* **TASK**: Copy all of the material word for word, except for the pictures.

[Entries with chart source code]
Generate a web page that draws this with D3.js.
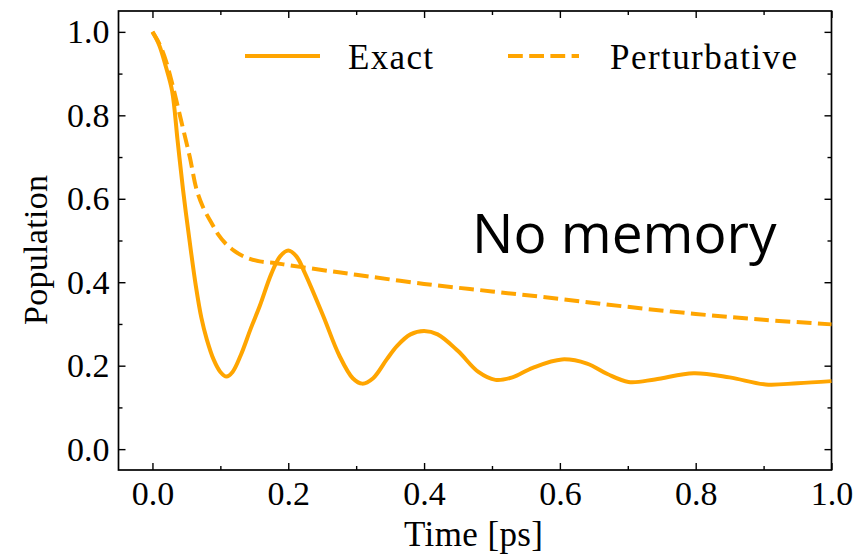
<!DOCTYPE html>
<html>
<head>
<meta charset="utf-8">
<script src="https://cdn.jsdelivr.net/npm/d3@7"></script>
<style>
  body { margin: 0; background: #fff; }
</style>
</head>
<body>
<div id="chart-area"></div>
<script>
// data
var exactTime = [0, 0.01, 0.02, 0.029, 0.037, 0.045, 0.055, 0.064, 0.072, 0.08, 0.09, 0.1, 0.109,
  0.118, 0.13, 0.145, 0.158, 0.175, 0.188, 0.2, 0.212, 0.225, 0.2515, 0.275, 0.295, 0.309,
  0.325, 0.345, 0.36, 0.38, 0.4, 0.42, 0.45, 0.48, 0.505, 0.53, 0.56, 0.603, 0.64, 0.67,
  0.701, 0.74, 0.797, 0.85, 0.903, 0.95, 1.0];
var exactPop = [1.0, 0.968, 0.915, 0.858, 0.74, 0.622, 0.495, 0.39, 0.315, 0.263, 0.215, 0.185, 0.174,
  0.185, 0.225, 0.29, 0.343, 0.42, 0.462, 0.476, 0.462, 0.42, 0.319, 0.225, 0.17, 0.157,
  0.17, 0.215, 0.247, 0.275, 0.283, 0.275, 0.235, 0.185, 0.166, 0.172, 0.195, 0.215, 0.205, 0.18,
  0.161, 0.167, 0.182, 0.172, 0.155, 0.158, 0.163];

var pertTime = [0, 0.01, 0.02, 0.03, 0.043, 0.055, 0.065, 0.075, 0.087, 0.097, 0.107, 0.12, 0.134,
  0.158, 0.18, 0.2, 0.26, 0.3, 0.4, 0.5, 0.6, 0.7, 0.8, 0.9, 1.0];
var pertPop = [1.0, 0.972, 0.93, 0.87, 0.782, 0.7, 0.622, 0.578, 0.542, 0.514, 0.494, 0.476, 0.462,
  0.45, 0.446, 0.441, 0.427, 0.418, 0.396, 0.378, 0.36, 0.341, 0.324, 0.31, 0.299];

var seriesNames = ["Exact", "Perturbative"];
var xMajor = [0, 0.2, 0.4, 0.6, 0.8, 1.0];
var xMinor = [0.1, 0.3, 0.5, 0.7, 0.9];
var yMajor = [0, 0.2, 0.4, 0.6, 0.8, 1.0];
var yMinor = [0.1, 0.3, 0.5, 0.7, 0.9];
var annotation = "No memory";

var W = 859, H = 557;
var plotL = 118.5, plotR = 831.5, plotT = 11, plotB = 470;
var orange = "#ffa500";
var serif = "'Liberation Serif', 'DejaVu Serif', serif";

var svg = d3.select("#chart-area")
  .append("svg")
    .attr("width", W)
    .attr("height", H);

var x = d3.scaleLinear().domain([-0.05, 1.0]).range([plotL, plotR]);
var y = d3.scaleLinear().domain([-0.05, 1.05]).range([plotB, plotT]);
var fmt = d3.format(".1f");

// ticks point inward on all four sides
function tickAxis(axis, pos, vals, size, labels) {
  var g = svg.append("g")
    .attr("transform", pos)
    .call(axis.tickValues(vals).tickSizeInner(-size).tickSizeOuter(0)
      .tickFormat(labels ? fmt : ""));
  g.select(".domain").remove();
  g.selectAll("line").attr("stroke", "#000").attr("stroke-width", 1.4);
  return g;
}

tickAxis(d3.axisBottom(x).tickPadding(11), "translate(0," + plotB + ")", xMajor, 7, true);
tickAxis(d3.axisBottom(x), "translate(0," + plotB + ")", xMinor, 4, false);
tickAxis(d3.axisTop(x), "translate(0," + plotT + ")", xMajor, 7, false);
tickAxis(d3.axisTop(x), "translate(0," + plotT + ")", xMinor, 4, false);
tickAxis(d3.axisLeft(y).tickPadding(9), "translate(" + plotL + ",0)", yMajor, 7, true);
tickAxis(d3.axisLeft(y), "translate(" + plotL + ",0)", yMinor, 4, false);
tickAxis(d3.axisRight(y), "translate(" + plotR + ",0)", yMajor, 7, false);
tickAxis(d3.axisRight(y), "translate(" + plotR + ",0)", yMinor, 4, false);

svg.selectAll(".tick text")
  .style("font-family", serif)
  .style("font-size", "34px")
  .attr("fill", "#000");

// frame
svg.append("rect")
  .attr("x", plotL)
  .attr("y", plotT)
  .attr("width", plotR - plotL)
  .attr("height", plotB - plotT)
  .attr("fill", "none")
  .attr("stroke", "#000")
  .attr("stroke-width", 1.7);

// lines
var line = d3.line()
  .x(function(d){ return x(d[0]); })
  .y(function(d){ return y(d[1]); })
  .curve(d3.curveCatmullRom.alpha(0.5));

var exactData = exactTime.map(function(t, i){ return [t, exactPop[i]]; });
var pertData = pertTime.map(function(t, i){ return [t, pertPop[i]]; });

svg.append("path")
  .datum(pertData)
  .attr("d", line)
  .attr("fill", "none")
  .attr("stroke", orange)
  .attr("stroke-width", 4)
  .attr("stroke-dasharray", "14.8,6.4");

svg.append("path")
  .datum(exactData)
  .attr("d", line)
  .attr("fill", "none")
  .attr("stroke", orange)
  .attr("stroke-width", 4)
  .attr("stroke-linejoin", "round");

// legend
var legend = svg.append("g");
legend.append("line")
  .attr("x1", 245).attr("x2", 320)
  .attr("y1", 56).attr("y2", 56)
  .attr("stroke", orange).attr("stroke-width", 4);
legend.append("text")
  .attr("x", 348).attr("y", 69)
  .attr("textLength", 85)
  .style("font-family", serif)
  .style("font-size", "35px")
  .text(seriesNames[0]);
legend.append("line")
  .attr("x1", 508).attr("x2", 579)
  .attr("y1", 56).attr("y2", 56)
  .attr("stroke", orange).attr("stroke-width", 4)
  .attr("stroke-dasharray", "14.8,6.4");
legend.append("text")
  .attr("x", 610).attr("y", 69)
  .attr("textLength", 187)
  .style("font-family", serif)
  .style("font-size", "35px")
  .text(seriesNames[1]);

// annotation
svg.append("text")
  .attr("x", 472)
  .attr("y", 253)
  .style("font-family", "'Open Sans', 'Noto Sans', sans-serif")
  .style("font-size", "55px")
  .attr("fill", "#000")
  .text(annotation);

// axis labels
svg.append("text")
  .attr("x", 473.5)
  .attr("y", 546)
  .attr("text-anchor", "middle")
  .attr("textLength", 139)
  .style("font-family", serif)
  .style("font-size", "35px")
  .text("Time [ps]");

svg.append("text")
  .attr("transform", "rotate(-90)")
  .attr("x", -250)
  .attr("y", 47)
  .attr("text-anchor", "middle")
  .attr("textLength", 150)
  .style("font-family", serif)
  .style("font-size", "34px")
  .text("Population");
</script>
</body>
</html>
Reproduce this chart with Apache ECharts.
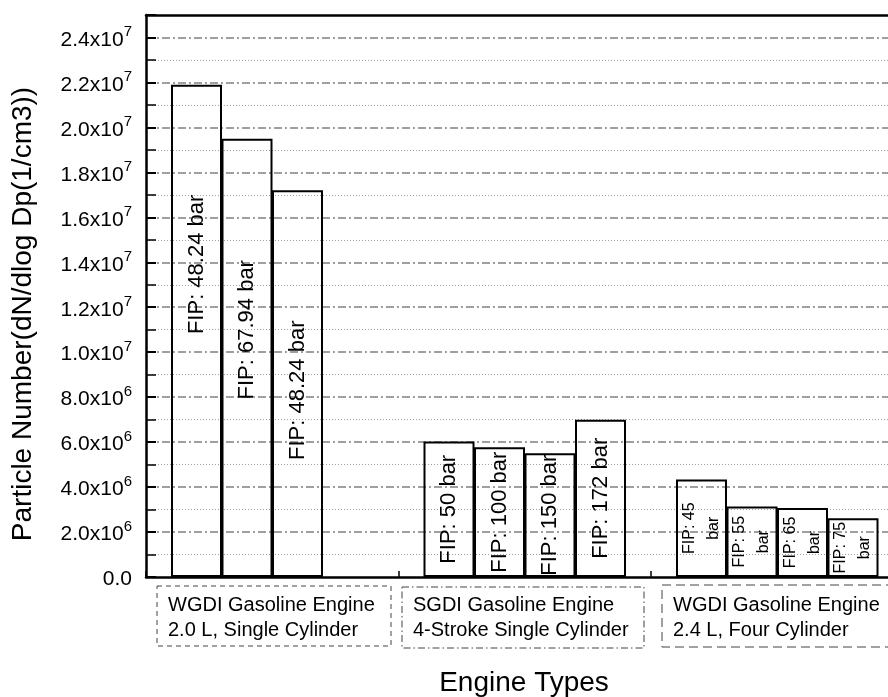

* **FULL ANSWER**:
Generate a web page that draws this with D3.js.
<!DOCTYPE html>
<html>
<head>
<meta charset="utf-8">
<script src="https://cdn.jsdelivr.net/npm/d3@7"></script>
<style>
  body { margin: 0; background: #fff; }
</style>
</head>
<body>
<div id="chart-area"></div>
<script>
// data
var exactTime = [0, 0.01, 0.02, 0.029, 0.037, 0.045, 0.055, 0.064, 0.072, 0.08, 0.09, 0.1, 0.109,
  0.118, 0.13, 0.145, 0.158, 0.175, 0.188, 0.2, 0.212, 0.225, 0.2515, 0.275, 0.295, 0.309,
  0.325, 0.345, 0.36, 0.38, 0.4, 0.42, 0.45, 0.48, 0.505, 0.53, 0.56, 0.603, 0.64, 0.67,
  0.701, 0.74, 0.797, 0.85, 0.903, 0.95, 1.0];
var exactPop = [1.0, 0.968, 0.915, 0.858, 0.74, 0.622, 0.495, 0.39, 0.315, 0.263, 0.215, 0.185, 0.174,
  0.185, 0.225, 0.29, 0.343, 0.42, 0.462, 0.476, 0.462, 0.42, 0.319, 0.225, 0.17, 0.157,
  0.17, 0.215, 0.247, 0.275, 0.283, 0.275, 0.235, 0.185, 0.166, 0.172, 0.195, 0.215, 0.205, 0.18,
  0.161, 0.167, 0.182, 0.172, 0.155, 0.158, 0.163];

var pertTime = [0, 0.01, 0.02, 0.03, 0.043, 0.055, 0.065, 0.075, 0.087, 0.097, 0.107, 0.12, 0.134,
  0.158, 0.18, 0.2, 0.26, 0.3, 0.4, 0.5, 0.6, 0.7, 0.8, 0.9, 1.0];
var pertPop = [1.0, 0.972, 0.93, 0.87, 0.782, 0.7, 0.622, 0.578, 0.542, 0.514, 0.494, 0.476, 0.462,
  0.45, 0.446, 0.441, 0.427, 0.418, 0.396, 0.378, 0.36, 0.341, 0.324, 0.31, 0.299];

var seriesNames = ["Exact", "Perturbative"];
var xMajor = [0, 0.2, 0.4, 0.6, 0.8, 1.0];
var xMinor = [0.1, 0.3, 0.5, 0.7, 0.9];
var yMajor = [0, 0.2, 0.4, 0.6, 0.8, 1.0];
var yMinor = [0.1, 0.3, 0.5, 0.7, 0.9];
var annotation = "No memory";

var W = 859, H = 557;
var plotL = 118.5, plotR = 831.5, plotT = 11, plotB = 470;
var orange = "#ffa500";
var serif = "'Liberation Serif', 'DejaVu Serif', serif";

var svg = d3.select("#chart-area")
  .append("svg")
    .attr("width", W)
    .attr("height", H);

var x = d3.scaleLinear().domain([-0.05, 1.0]).range([plotL, plotR]);
var y = d3.scaleLinear().domain([-0.05, 1.05]).range([plotB, plotT]);
var fmt = d3.format(".1f");

// ticks point inward on all four sides
function tickAxis(axis, pos, vals, size, labels) {
  var g = svg.append("g")
    .attr("transform", pos)
    .call(axis.tickValues(vals).tickSizeInner(-size).tickSizeOuter(0)
      .tickFormat(labels ? fmt : ""));
  g.select(".domain").remove();
  g.selectAll("line").attr("stroke", "#000").attr("stroke-width", 1.4);
  return g;
}

tickAxis(d3.axisBottom(x).tickPadding(11), "translate(0," + plotB + ")", xMajor, 7, true);
tickAxis(d3.axisBottom(x), "translate(0," + plotB + ")", xMinor, 4, false);
tickAxis(d3.axisTop(x), "translate(0," + plotT + ")", xMajor, 7, false);
tickAxis(d3.axisTop(x), "translate(0," + plotT + ")", xMinor, 4, false);
tickAxis(d3.axisLeft(y).tickPadding(9), "translate(" + plotL + ",0)", yMajor, 7, true);
tickAxis(d3.axisLeft(y), "translate(" + plotL + ",0)", yMinor, 4, false);
tickAxis(d3.axisRight(y), "translate(" + plotR + ",0)", yMajor, 7, false);
tickAxis(d3.axisRight(y), "translate(" + plotR + ",0)", yMinor, 4, false);

svg.selectAll(".tick text")
  .style("font-family", serif)
  .style("font-size", "34px")
  .attr("fill", "#000");

// frame
svg.append("rect")
  .attr("x", plotL)
  .attr("y", plotT)
  .attr("width", plotR - plotL)
  .attr("height", plotB - plotT)
  .attr("fill", "none")
  .attr("stroke", "#000")
  .attr("stroke-width", 1.7);

// lines
var line = d3.line()
  .x(function(d){ return x(d[0]); })
  .y(function(d){ return y(d[1]); })
  .curve(d3.curveCatmullRom.alpha(0.5));

var exactData = exactTime.map(function(t, i){ return [t, exactPop[i]]; });
var pertData = pertTime.map(function(t, i){ return [t, pertPop[i]]; });

svg.append("path")
  .datum(pertData)
  .attr("d", line)
  .attr("fill", "none")
  .attr("stroke", orange)
  .attr("stroke-width", 4)
  .attr("stroke-dasharray", "14.8,6.4");

svg.append("path")
  .datum(exactData)
  .attr("d", line)
  .attr("fill", "none")
  .attr("stroke", orange)
  .attr("stroke-width", 4)
  .attr("stroke-linejoin", "round");

// legend
var legend = svg.append("g");
legend.append("line")
  .attr("x1", 245).attr("x2", 320)
  .attr("y1", 56).attr("y2", 56)
  .attr("stroke", orange).attr("stroke-width", 4);
legend.append("text")
  .attr("x", 348).attr("y", 69)
  .attr("textLength", 85)
  .style("font-family", serif)
  .style("font-size", "35px")
  .text(seriesNames[0]);
legend.append("line")
  .attr("x1", 508).attr("x2", 579)
  .attr("y1", 56).attr("y2", 56)
  .attr("stroke", orange).attr("stroke-width", 4)
  .attr("stroke-dasharray", "14.8,6.4");
legend.append("text")
  .attr("x", 610).attr("y", 69)
  .attr("textLength", 187)
  .style("font-family", serif)
  .style("font-size", "35px")
  .text(seriesNames[1]);

// annotation
svg.append("text")
  .attr("x", 472)
  .attr("y", 253)
  .style("font-family", "'Open Sans', 'Noto Sans', sans-serif")
  .style("font-size", "55px")
  .attr("fill", "#000")
  .text(annotation);

// axis labels
svg.append("text")
  .attr("x", 473.5)
  .attr("y", 546)
  .attr("text-anchor", "middle")
  .attr("textLength", 139)
  .style("font-family", serif)
  .style("font-size", "35px")
  .text("Time [ps]");

svg.append("text")
  .attr("transform", "rotate(-90)")
  .attr("x", -250)
  .attr("y", 47)
  .attr("text-anchor", "middle")
  .attr("textLength", 150)
  .style("font-family", serif)
  .style("font-size", "34px")
  .text("Population");
</script>
</body>
</html>
Reproduce this chart with Apache ECharts.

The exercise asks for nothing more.